What this task involves: Transcribe the material word for word, but without the images.

Data extract:
== == ==
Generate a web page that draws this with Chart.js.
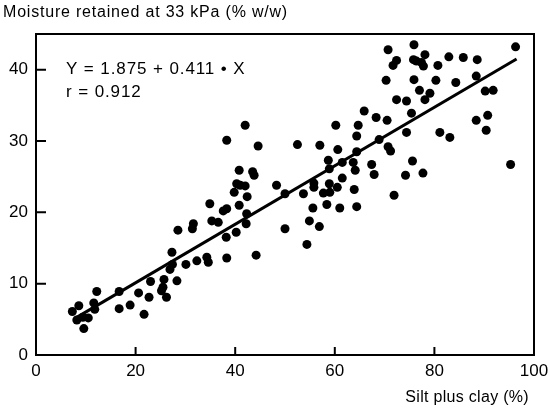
<!DOCTYPE html>
<html>
<head>
<meta charset="utf-8">
<script src="https://cdn.jsdelivr.net/npm/chart.js@4"></script>
<style>
  html, body { margin: 0; padding: 0; background: #fff; }
  #wrap { width: 550px; height: 414px; }
</style>
</head>
<body>
<div id="wrap"><canvas id="chart" width="550" height="414"></canvas></div>
<script>
// soil moisture vs silt+clay
const siltClay = [
  7.3, 8.6, 8.2, 9.4, 9.6, 10.5, 12.2, 11.8, 11.6, 16.7, 16.7, 18.9, 20.6, 21.7, 22.7, 23.0,
  25.7, 25.5, 25.2, 26.2, 27.3, 26.9, 27.4, 28.3, 28.5, 30.1, 31.4, 31.6, 32.3, 34.3, 34.6,
  34.9, 35.3, 36.6, 37.6, 38.3, 38.2, 38.3, 39.8, 40.3, 41.0, 42.0, 40.8, 42.4, 42.3, 42.2,
  40.2, 44.2, 48.3, 50.0, 38.3, 42.0, 44.6, 40.8, 43.5, 43.8, 52.5, 57.0, 53.7, 54.9, 54.4,
  79.1, 78.1, 72.4, 74.4, 65.9, 68.3, 70.5, 75.4, 60.2, 64.7, 64.4, 74.4, 60.6, 68.9, 70.7,
  71.2, 64.4, 58.7, 58.9, 61.5, 63.7, 64.1, 67.4, 67.9, 75.6, 74.2, 77.7, 55.8, 55.8, 61.5,
  58.9, 60.5, 57.7, 59.0, 63.9, 55.6, 58.4, 61.0, 64.4, 71.9, 56.9, 75.9, 70.7, 72.4, 71.7,
  75.8, 76.4, 77.4, 78.1, 77.8, 80.7, 82.9, 85.8, 88.6, 96.3, 70.3, 75.9, 80.3, 84.3, 88.4,
  77.0, 90.2, 91.8, 81.1, 83.1, 88.4, 90.7, 90.4, 95.3, 50.0
];
const moisture = [
  6.1, 6.9, 4.9, 5.3, 3.7, 5.2, 8.9, 6.4, 7.3, 6.5, 8.9, 7.0, 8.7, 5.7, 8.1, 10.3,
  10.6, 9.5, 9.0, 8.1, 14.4, 12.0, 12.7, 10.4, 17.5, 12.7, 17.7, 18.4, 13.2, 13.7, 13.0,
  21.2, 18.8, 18.6, 20.2, 20.5, 16.5, 13.6, 22.8, 24.0, 23.8, 23.7, 21.0, 22.2, 19.8, 18.4,
  17.2, 14.0, 23.8, 17.7, 30.1, 32.2, 29.3, 25.9, 25.7, 25.2, 29.5, 29.4, 22.6, 18.8, 15.5,
  36.7, 35.8, 35.8, 35.6, 34.2, 33.3, 32.9, 33.9, 32.2, 32.2, 30.7, 31.2, 28.8, 30.2, 29.2,
  28.6, 28.5, 27.3, 26.1, 27.0, 27.0, 25.9, 26.7, 25.3, 27.2, 25.2, 25.5, 24.1, 23.5, 24.8,
  24.0, 23.5, 22.7, 22.8, 23.2, 20.6, 21.1, 20.6, 20.8, 22.4, 18.0, 43.5, 42.8, 41.3, 40.6,
  41.4, 41.2, 41.0, 42.1, 40.5, 40.6, 41.8, 41.7, 41.4, 43.2, 38.5, 38.6, 38.5, 38.2, 39.1,
  37.1, 37.0, 37.1, 31.2, 30.5, 32.9, 33.6, 31.5, 26.7, 22.6
];

// regression line ends, as drawn
const fitX = [8, 96.5];
const fitY = [5.2, 41.5];

const xTicks = [0, 20, 40, 60, 80, 100];
const yTicks = [0, 10, 20, 30, 40];

const yTitle = 'Moisture retained at 33 kPa (% w/w)';
const xTitle = 'Silt plus clay (%)';
const eqnLines = ['Y = 1.875 + 0.411 \u2022 X', 'r = 0.912'];

const FONT = '"Liberation Sans", Arial, Helvetica, sans-serif';

// frame, inward ticks and the free-standing text
const framePlugin = {
  id: 'frame',
  afterDraw(chart) {
    const { ctx, chartArea: a, scales } = chart;
    ctx.save();
    ctx.strokeStyle = '#000';
    ctx.lineWidth = 2;
    ctx.strokeRect(a.left, a.top, a.right - a.left, a.bottom - a.top);

    ctx.beginPath();
    yTicks.forEach(v => {
      const y = scales.y.getPixelForValue(v);
      ctx.moveTo(a.left, y);
      ctx.lineTo(a.left + 10, y);
    });
    xTicks.forEach(v => {
      const x = scales.x.getPixelForValue(v);
      ctx.moveTo(x, a.bottom);
      ctx.lineTo(x, a.bottom - 8);
    });
    ctx.stroke();

    ctx.fillStyle = '#000';
    ctx.textBaseline = 'middle';
    ctx.textAlign = 'left';
    ctx.font = '16px ' + FONT;
    ctx.letterSpacing = '0.8px';
    ctx.fillText(yTitle, 3, 13);

    ctx.font = '17px ' + FONT;
    ctx.letterSpacing = '0.9px';
    ctx.fillText(eqnLines[0], 66, 69);
    ctx.fillText(eqnLines[1], 66, 92);

    ctx.font = '16px ' + FONT;
    ctx.letterSpacing = '0.3px';
    ctx.textAlign = 'right';
    ctx.fillText(xTitle, 529, 398);
    ctx.restore();
  }
};

const points = siltClay.map((x, i) => ({ x: x, y: moisture[i] }));
const fitLine = fitX.map((x, i) => ({ x: x, y: fitY[i] }));

new Chart(document.getElementById('chart'), {
  type: 'scatter',
  data: {
    datasets: [
      {
        data: points,
        pointRadius: 4.5,
        pointHoverRadius: 4.5,
        backgroundColor: '#000',
        borderWidth: 0
      },
      {
        type: 'line',
        data: fitLine,
        borderColor: '#000',
        borderWidth: 3,
        pointRadius: 0,
        fill: false
      }
    ]
  },
  options: {
    responsive: false,
    animation: false,
    layout: { padding: { top: 34, right: 16, bottom: 0, left: 0 } },
    plugins: {
      legend: { display: false },
      tooltip: { enabled: false }
    },
    scales: {
      x: {
        type: 'linear',
        min: 0,
        max: 100,
        afterFit(scale) {
          scale.height = 59;
          scale.paddingLeft = 0;
          scale.paddingRight = 0;
        },
        afterBuildTicks(scale) { scale.ticks = xTicks.map(v => ({ value: v })); },
        grid: { display: false, drawTicks: false },
        border: { display: false },
        ticks: { color: '#000', padding: 6, font: { family: FONT, size: 17 } }
      },
      y: {
        type: 'linear',
        min: 0,
        max: 45,
        afterFit(scale) {
          scale.width = 36;
          scale.paddingTop = 0;
          scale.paddingBottom = 0;
        },
        afterBuildTicks(scale) { scale.ticks = yTicks.map(v => ({ value: v })); },
        grid: { display: false, drawTicks: false },
        border: { display: false },
        ticks: { color: '#000', padding: 8, font: { family: FONT, size: 17 } }
      }
    }
  },
  plugins: [framePlugin]
});
</script>
</body>
</html>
== == ==
Response for this exercise:
Generate a web page that draws this with Chart.js.
<!DOCTYPE html>
<html>
<head>
<meta charset="utf-8">
<script src="https://cdn.jsdelivr.net/npm/chart.js@4"></script>
<style>
  html, body { margin: 0; padding: 0; background: #fff; }
  #wrap { width: 550px; height: 414px; }
</style>
</head>
<body>
<div id="wrap"><canvas id="chart" width="550" height="414"></canvas></div>
<script>
// soil moisture vs silt+clay
const siltClay = [
  7.3, 8.6, 8.2, 9.4, 9.6, 10.5, 12.2, 11.8, 11.6, 16.7, 16.7, 18.9, 20.6, 21.7, 22.7, 23.0,
  25.7, 25.5, 25.2, 26.2, 27.3, 26.9, 27.4, 28.3, 28.5, 30.1, 31.4, 31.6, 32.3, 34.3, 34.6,
  34.9, 35.3, 36.6, 37.6, 38.3, 38.2, 38.3, 39.8, 40.3, 41.0, 42.0, 40.8, 42.4, 42.3, 42.2,
  40.2, 44.2, 48.3, 50.0, 38.3, 42.0, 44.6, 40.8, 43.5, 43.8, 52.5, 57.0, 53.7, 54.9, 54.4,
  79.1, 78.1, 72.4, 74.4, 65.9, 68.3, 70.5, 75.4, 60.2, 64.7, 64.4, 74.4, 60.6, 68.9, 70.7,
  71.2, 64.4, 58.7, 58.9, 61.5, 63.7, 64.1, 67.4, 67.9, 75.6, 74.2, 77.7, 55.8, 55.8, 61.5,
  58.9, 60.5, 57.7, 59.0, 63.9, 55.6, 58.4, 61.0, 64.4, 71.9, 56.9, 75.9, 70.7, 72.4, 71.7,
  75.8, 76.4, 77.4, 78.1, 77.8, 80.7, 82.9, 85.8, 88.6, 96.3, 70.3, 75.9, 80.3, 84.3, 88.4,
  77.0, 90.2, 91.8, 81.1, 83.1, 88.4, 90.7, 90.4, 95.3, 50.0
];
const moisture = [
  6.1, 6.9, 4.9, 5.3, 3.7, 5.2, 8.9, 6.4, 7.3, 6.5, 8.9, 7.0, 8.7, 5.7, 8.1, 10.3,
  10.6, 9.5, 9.0, 8.1, 14.4, 12.0, 12.7, 10.4, 17.5, 12.7, 17.7, 18.4, 13.2, 13.7, 13.0,
  21.2, 18.8, 18.6, 20.2, 20.5, 16.5, 13.6, 22.8, 24.0, 23.8, 23.7, 21.0, 22.2, 19.8, 18.4,
  17.2, 14.0, 23.8, 17.7, 30.1, 32.2, 29.3, 25.9, 25.7, 25.2, 29.5, 29.4, 22.6, 18.8, 15.5,
  36.7, 35.8, 35.8, 35.6, 34.2, 33.3, 32.9, 33.9, 32.2, 32.2, 30.7, 31.2, 28.8, 30.2, 29.2,
  28.6, 28.5, 27.3, 26.1, 27.0, 27.0, 25.9, 26.7, 25.3, 27.2, 25.2, 25.5, 24.1, 23.5, 24.8,
  24.0, 23.5, 22.7, 22.8, 23.2, 20.6, 21.1, 20.6, 20.8, 22.4, 18.0, 43.5, 42.8, 41.3, 40.6,
  41.4, 41.2, 41.0, 42.1, 40.5, 40.6, 41.8, 41.7, 41.4, 43.2, 38.5, 38.6, 38.5, 38.2, 39.1,
  37.1, 37.0, 37.1, 31.2, 30.5, 32.9, 33.6, 31.5, 26.7, 22.6
];

// regression line ends, as drawn
const fitX = [8, 96.5];
const fitY = [5.2, 41.5];

const xTicks = [0, 20, 40, 60, 80, 100];
const yTicks = [0, 10, 20, 30, 40];

const yTitle = 'Moisture retained at 33 kPa (% w/w)';
const xTitle = 'Silt plus clay (%)';
const eqnLines = ['Y = 1.875 + 0.411 \u2022 X', 'r = 0.912'];

const FONT = '"Liberation Sans", Arial, Helvetica, sans-serif';

// frame, inward ticks and the free-standing text
const framePlugin = {
  id: 'frame',
  afterDraw(chart) {
    const { ctx, chartArea: a, scales } = chart;
    ctx.save();
    ctx.strokeStyle = '#000';
    ctx.lineWidth = 2;
    ctx.strokeRect(a.left, a.top, a.right - a.left, a.bottom - a.top);

    ctx.beginPath();
    yTicks.forEach(v => {
      const y = scales.y.getPixelForValue(v);
      ctx.moveTo(a.left, y);
      ctx.lineTo(a.left + 10, y);
    });
    xTicks.forEach(v => {
      const x = scales.x.getPixelForValue(v);
      ctx.moveTo(x, a.bottom);
      ctx.lineTo(x, a.bottom - 8);
    });
    ctx.stroke();

    ctx.fillStyle = '#000';
    ctx.textBaseline = 'middle';
    ctx.textAlign = 'left';
    ctx.font = '16px ' + FONT;
    ctx.letterSpacing = '0.8px';
    ctx.fillText(yTitle, 3, 13);

    ctx.font = '17px ' + FONT;
    ctx.letterSpacing = '0.9px';
    ctx.fillText(eqnLines[0], 66, 69);
    ctx.fillText(eqnLines[1], 66, 92);

    ctx.font = '16px ' + FONT;
    ctx.letterSpacing = '0.3px';
    ctx.textAlign = 'right';
    ctx.fillText(xTitle, 529, 398);
    ctx.restore();
  }
};

const points = siltClay.map((x, i) => ({ x: x, y: moisture[i] }));
const fitLine = fitX.map((x, i) => ({ x: x, y: fitY[i] }));

new Chart(document.getElementById('chart'), {
  type: 'scatter',
  data: {
    datasets: [
      {
        data: points,
        pointRadius: 4.5,
        pointHoverRadius: 4.5,
        backgroundColor: '#000',
        borderWidth: 0
      },
      {
        type: 'line',
        data: fitLine,
        borderColor: '#000',
        borderWidth: 3,
        pointRadius: 0,
        fill: false
      }
    ]
  },
  options: {
    responsive: false,
    animation: false,
    layout: { padding: { top: 34, right: 16, bottom: 0, left: 0 } },
    plugins: {
      legend: { display: false },
      tooltip: { enabled: false }
    },
    scales: {
      x: {
        type: 'linear',
        min: 0,
        max: 100,
        afterFit(scale) {
          scale.height = 59;
          scale.paddingLeft = 0;
          scale.paddingRight = 0;
        },
        afterBuildTicks(scale) { scale.ticks = xTicks.map(v => ({ value: v })); },
        grid: { display: false, drawTicks: false },
        border: { display: false },
        ticks: { color: '#000', padding: 6, font: { family: FONT, size: 17 } }
      },
      y: {
        type: 'linear',
        min: 0,
        max: 45,
        afterFit(scale) {
          scale.width = 36;
          scale.paddingTop = 0;
          scale.paddingBottom = 0;
        },
        afterBuildTicks(scale) { scale.ticks = yTicks.map(v => ({ value: v })); },
        grid: { display: false, drawTicks: false },
        border: { display: false },
        ticks: { color: '#000', padding: 8, font: { family: FONT, size: 17 } }
      }
    }
  },
  plugins: [framePlugin]
});
</script>
</body>
</html>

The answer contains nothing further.